**COLLECTED MATERIAL**
########################################

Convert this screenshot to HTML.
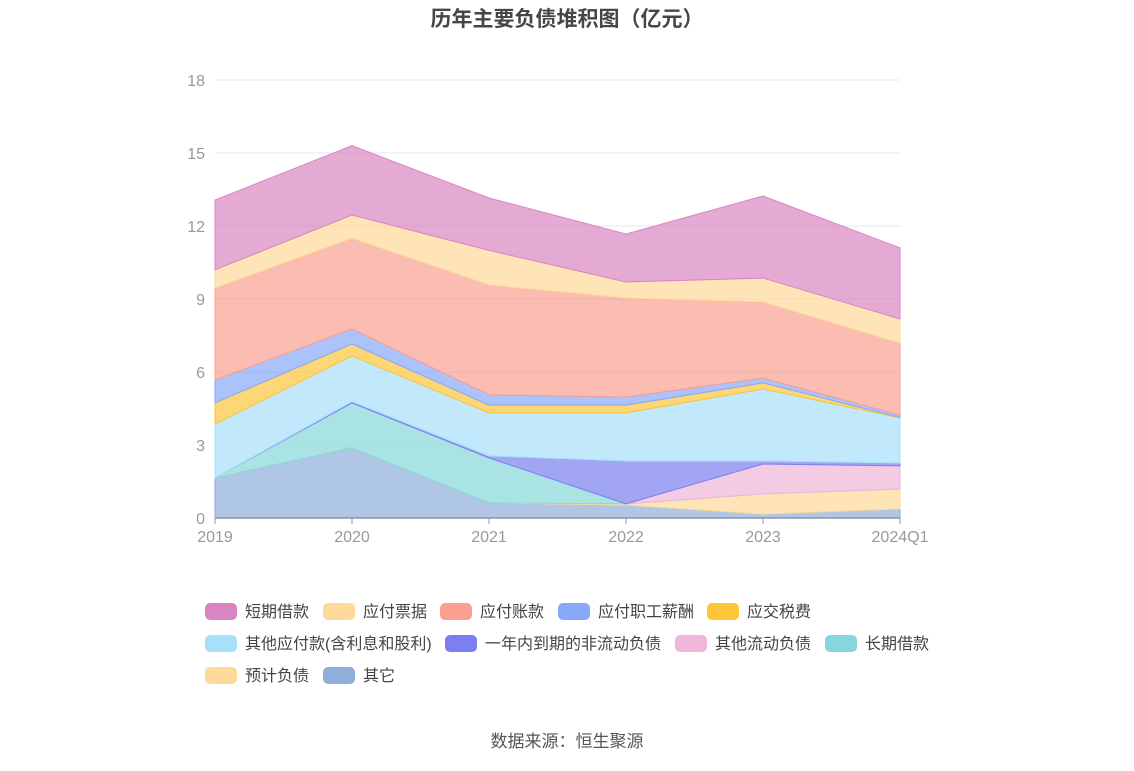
<!DOCTYPE html>
<html><head><meta charset="utf-8"><style>
body{margin:0;background:#fff;width:1134px;height:766px;overflow:hidden;font-family:"Liberation Sans","Noto Sans CJK SC",sans-serif;}
</style></head><body>
<svg width="1134" height="766" xmlns="http://www.w3.org/2000/svg" font-family="Liberation Sans, Noto Sans CJK SC, sans-serif">
<text x="567" y="26" text-anchor="middle" font-size="21" font-weight="bold" fill="#464646">历年主要负债堆积图（亿元）</text>
<g id="grid"></g><g id="areas"></g><g id="axis"></g><g id="legend"></g>
<text x="567" y="747" text-anchor="middle" font-size="17" fill="#555">数据来源：恒生聚源</text>
</svg>
<script>
const categories=["2019","2020","2021","2022","2023","2024Q1"];
const yTicks=[0,3,6,9,12,15,18];
const seriesNames=["其它","预计负债","长期借款","其他流动负债","一年内到期的非流动负债","其他应付款(含利息和股利)","应交税费","应付职工薪酬","应付账款","应付票据","短期借款"];
const sOther=[1.65,2.88,0.62,0.53,0.16,0.37];
const sProvision=[0,0,0,0.05,0.83,0.82];
const sLongLoan=[0,1.85,1.85,0,0,0];
const sOtherCurrent=[0,0,0,0,1.23,0.95];
const sDueWithinYear=[0,0.05,0.08,1.76,0.12,0.12];
const sOtherPayable=[2.21,1.88,1.77,1.98,2.96,1.85];
const sTax=[0.87,0.49,0.32,0.32,0.25,0.02];
const sSalary=[0.94,0.62,0.42,0.33,0.2,0.1];
const sAccounts=[3.78,3.73,4.52,4.07,3.13,2.96];
const sNotes=[0.75,0.95,1.42,0.66,0.98,0.99];
const sShortLoan=[2.87,2.85,2.15,1.97,3.37,2.92];
const seriesData=[sOther,sProvision,sLongLoan,sOtherCurrent,sDueWithinYear,sOtherPayable,sTax,sSalary,sAccounts,sNotes,sShortLoan];
const colors=["#8eaedb","#ffd99a","#86d7d9","#eeb6d8","#7b7ff0","#a8e0fa","#fcc53a","#88a8f8","#f9a090","#ffd99a","#d986c0"];
const NS="http://www.w3.org/2000/svg";
const X0=215,X1=900,Y0=518,Y1=80;
const xs=i=>X0+(X1-X0)*i/(categories.length-1);
const ys=v=>Y0-(Y0-Y1)*v/18;
function mk(t,a,p){const e=document.createElementNS(NS,t);for(const k in a)e.setAttribute(k,a[k]);p.appendChild(e);return e;}
const grid=document.getElementById('grid'),axis=document.getElementById('axis'),areas=document.getElementById('areas'),legend=document.getElementById('legend');
yTicks.forEach(t=>{
 if(t>0){const l=mk('line',{x1:X0,x2:X1,y1:ys(t),y2:ys(t),stroke:'#e4e6f0'},grid);
 
 }
 const tx=mk('text',{x:205,y:ys(t)+6,'text-anchor':'end','font-size':16,fill:'#999'},axis);tx.textContent=t;
 
 
});
let base=categories.map(()=>0);
seriesData.forEach((s,k)=>{
 const top=base.map((b,i)=>b+s[i]);
 let d='M'+top.map((v,i)=>xs(i)+','+ys(v)).join('L');
 for(let i=categories.length-1;i>=0;i--)d+='L'+xs(i)+','+ys(base[i]);
 const p=mk('path',{d:d+'Z',fill:colors[k],'fill-opacity':0.7,stroke:colors[k],'stroke-width':1},areas);
 
 
 base=top;
});
mk('line',{x1:X0,x2:X1,y1:Y0,y2:Y0,stroke:'#8a93a8','stroke-width':1.5},axis);
categories.forEach((c,i)=>{
 mk('line',{x1:xs(i),x2:xs(i),y1:Y0,y2:Y0+6,stroke:'#8a93a8'},axis);
 const tx=mk('text',{x:xs(i),y:Y0+24,'text-anchor':'middle','font-size':16,fill:'#999'},axis);tx.textContent=c;
 
 
});
const legendOrder=[10,9,8,7,6,5,4,3,2,1,0];
const lpos=[[205,611],[323,611],[440,611],[558,611],[707,611],[205,643],[445,643],[675,643],[825,643],[205,675],[323,675]];
legendOrder.forEach((k,j)=>{
 const g=mk('g',{},legend);
 
 
 const [x,y]=lpos[j];
 mk('rect',{x:x,y:y-8,width:32,height:17,rx:5,fill:colors[k]},g);
 const t=mk('text',{x:x+40,y:y+6,'font-size':16,fill:'#444'},g);t.textContent=seriesNames[k];
});
</script>
</body></html>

########################################

**EXERCISE INSTRUCTIONS**
The data should be printed again unchanged; leave its pictures out.

**WRITTEN ANSWER**
Convert this screenshot to HTML.
<!DOCTYPE html>
<html><head><meta charset="utf-8"><style>
body{margin:0;background:#fff;width:1134px;height:766px;overflow:hidden;font-family:"Liberation Sans","Noto Sans CJK SC",sans-serif;}
</style></head><body>
<svg width="1134" height="766" xmlns="http://www.w3.org/2000/svg" font-family="Liberation Sans, Noto Sans CJK SC, sans-serif">
<text x="567" y="26" text-anchor="middle" font-size="21" font-weight="bold" fill="#464646">历年主要负债堆积图（亿元）</text>
<g id="grid"></g><g id="areas"></g><g id="axis"></g><g id="legend"></g>
<text x="567" y="747" text-anchor="middle" font-size="17" fill="#555">数据来源：恒生聚源</text>
</svg>
<script>
const categories=["2019","2020","2021","2022","2023","2024Q1"];
const yTicks=[0,3,6,9,12,15,18];
const seriesNames=["其它","预计负债","长期借款","其他流动负债","一年内到期的非流动负债","其他应付款(含利息和股利)","应交税费","应付职工薪酬","应付账款","应付票据","短期借款"];
const sOther=[1.65,2.88,0.62,0.53,0.16,0.37];
const sProvision=[0,0,0,0.05,0.83,0.82];
const sLongLoan=[0,1.85,1.85,0,0,0];
const sOtherCurrent=[0,0,0,0,1.23,0.95];
const sDueWithinYear=[0,0.05,0.08,1.76,0.12,0.12];
const sOtherPayable=[2.21,1.88,1.77,1.98,2.96,1.85];
const sTax=[0.87,0.49,0.32,0.32,0.25,0.02];
const sSalary=[0.94,0.62,0.42,0.33,0.2,0.1];
const sAccounts=[3.78,3.73,4.52,4.07,3.13,2.96];
const sNotes=[0.75,0.95,1.42,0.66,0.98,0.99];
const sShortLoan=[2.87,2.85,2.15,1.97,3.37,2.92];
const seriesData=[sOther,sProvision,sLongLoan,sOtherCurrent,sDueWithinYear,sOtherPayable,sTax,sSalary,sAccounts,sNotes,sShortLoan];
const colors=["#8eaedb","#ffd99a","#86d7d9","#eeb6d8","#7b7ff0","#a8e0fa","#fcc53a","#88a8f8","#f9a090","#ffd99a","#d986c0"];
const NS="http://www.w3.org/2000/svg";
const X0=215,X1=900,Y0=518,Y1=80;
const xs=i=>X0+(X1-X0)*i/(categories.length-1);
const ys=v=>Y0-(Y0-Y1)*v/18;
function mk(t,a,p){const e=document.createElementNS(NS,t);for(const k in a)e.setAttribute(k,a[k]);p.appendChild(e);return e;}
const grid=document.getElementById('grid'),axis=document.getElementById('axis'),areas=document.getElementById('areas'),legend=document.getElementById('legend');
yTicks.forEach(t=>{
 if(t>0){const l=mk('line',{x1:X0,x2:X1,y1:ys(t),y2:ys(t),stroke:'#e4e6f0'},grid);
 
 }
 const tx=mk('text',{x:205,y:ys(t)+6,'text-anchor':'end','font-size':16,fill:'#999'},axis);tx.textContent=t;
 
 
});
let base=categories.map(()=>0);
seriesData.forEach((s,k)=>{
 const top=base.map((b,i)=>b+s[i]);
 let d='M'+top.map((v,i)=>xs(i)+','+ys(v)).join('L');
 for(let i=categories.length-1;i>=0;i--)d+='L'+xs(i)+','+ys(base[i]);
 const p=mk('path',{d:d+'Z',fill:colors[k],'fill-opacity':0.7,stroke:colors[k],'stroke-width':1},areas);
 
 
 base=top;
});
mk('line',{x1:X0,x2:X1,y1:Y0,y2:Y0,stroke:'#8a93a8','stroke-width':1.5},axis);
categories.forEach((c,i)=>{
 mk('line',{x1:xs(i),x2:xs(i),y1:Y0,y2:Y0+6,stroke:'#8a93a8'},axis);
 const tx=mk('text',{x:xs(i),y:Y0+24,'text-anchor':'middle','font-size':16,fill:'#999'},axis);tx.textContent=c;
 
 
});
const legendOrder=[10,9,8,7,6,5,4,3,2,1,0];
const lpos=[[205,611],[323,611],[440,611],[558,611],[707,611],[205,643],[445,643],[675,643],[825,643],[205,675],[323,675]];
legendOrder.forEach((k,j)=>{
 const g=mk('g',{},legend);
 
 
 const [x,y]=lpos[j];
 mk('rect',{x:x,y:y-8,width:32,height:17,rx:5,fill:colors[k]},g);
 const t=mk('text',{x:x+40,y:y+6,'font-size':16,fill:'#444'},g);t.textContent=seriesNames[k];
});
</script>
</body></html>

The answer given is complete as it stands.